In Maria Chiappelli, nella sua scrittura che non conosce freddezza, calcolo, distanza, se non in una sobrietà che - lo si avverte con precisione - le è naturale (è nel suo contegno di donna alta, magra ed elegante, come la descrive Ginevra Bompiani nell'introduzione), questa configurazione ambigua si rivela in tutta evidenza e diviene tensione emotiva irrisolta, fortissima. Infinitamente distante dal pensiero della differenza, l'autrice ne sfiora e ne svolge continuamente le conclusioni, perché quel che è narrato, nei racconti di questo libro (particolarmente belli sono quelli sul terzo figlio, Max, il più piccolo), è precisamente il mondo dei corpi da curare, amare, nutrire, mondo materno di felicità ansiose e trattenute. Ed è narrato, anche, l'irrecuperabile dolore dei corpi che muoiono prima che sia giunto il tempo del loro decadimento, con atto di violenza della Natura contro la Specie.
Ginevra Bompiani ci informa che un gesto di rabbia e insieme di pietà ha deciso la prima pubblicazione di questo libro, nel 1940. L'editore ne lesse alcune pagine alla moglie incinta, "e lei, che si stava spazzolando i capelli prima di coricarsi, gli scaraventò la spazzola addosso. Il libro andò in stampa". Le pagine in questione riguardavano la morte di un bambino, il secondo figlio dell'autrice.

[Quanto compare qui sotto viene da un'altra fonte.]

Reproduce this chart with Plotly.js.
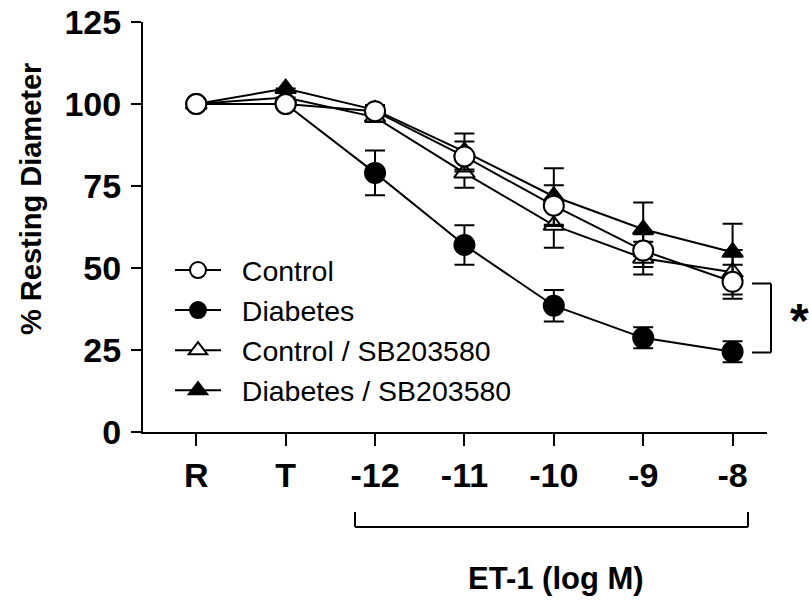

Si può narrare una "cosa" come questa (l'espressione è testuale)? Maria Chiappelli si spinge a farlo. Narra anche la stravaganza di un amore che disperatamente, volendo dire di sì a tutto, a tutto l'essere di un altro essere umano, dice di sì anche alla sua morte. Ma il rapporto tra vita e morte in qualche modo si sconvolge: "L'unica felicità che io conosca, l'ho provata nei tre giorni immediatamente successivi alla morte del mio bambino". Non c'è ragione di non crederle, e certamente si può parlare di qualcosa come una Provvidenza, ma per crederle laicamente occorre sapersi collocare in una terra di nessuno: tra la letteratura e il grido.
Qui è certo il punto più "tagliente" del libro, l'estrema testimonianza di un dolore che si rovescia nel proprio opposto: come se la Madre, istanza attraversata dalla lotta tra la Natura e la Specie, abbia deciso per l'ineluttabile, e per la crudeltà della Natura. Un gesto tristemente hegeliano, troppo concettuale ed esatto per essere vero: infatti dura solo lo spazio di tre giorni, e dopo il dolore dell'accaduto, in tutta la sua insensata ovvietà, sopraggiunge. Ma per quei tre giorni l'amore della madre è diventato piuttosto simile all'amore di Dio: un Dio che è da pensare come un grande incondizionato Sì nascosto da qualche parte, nell'universo.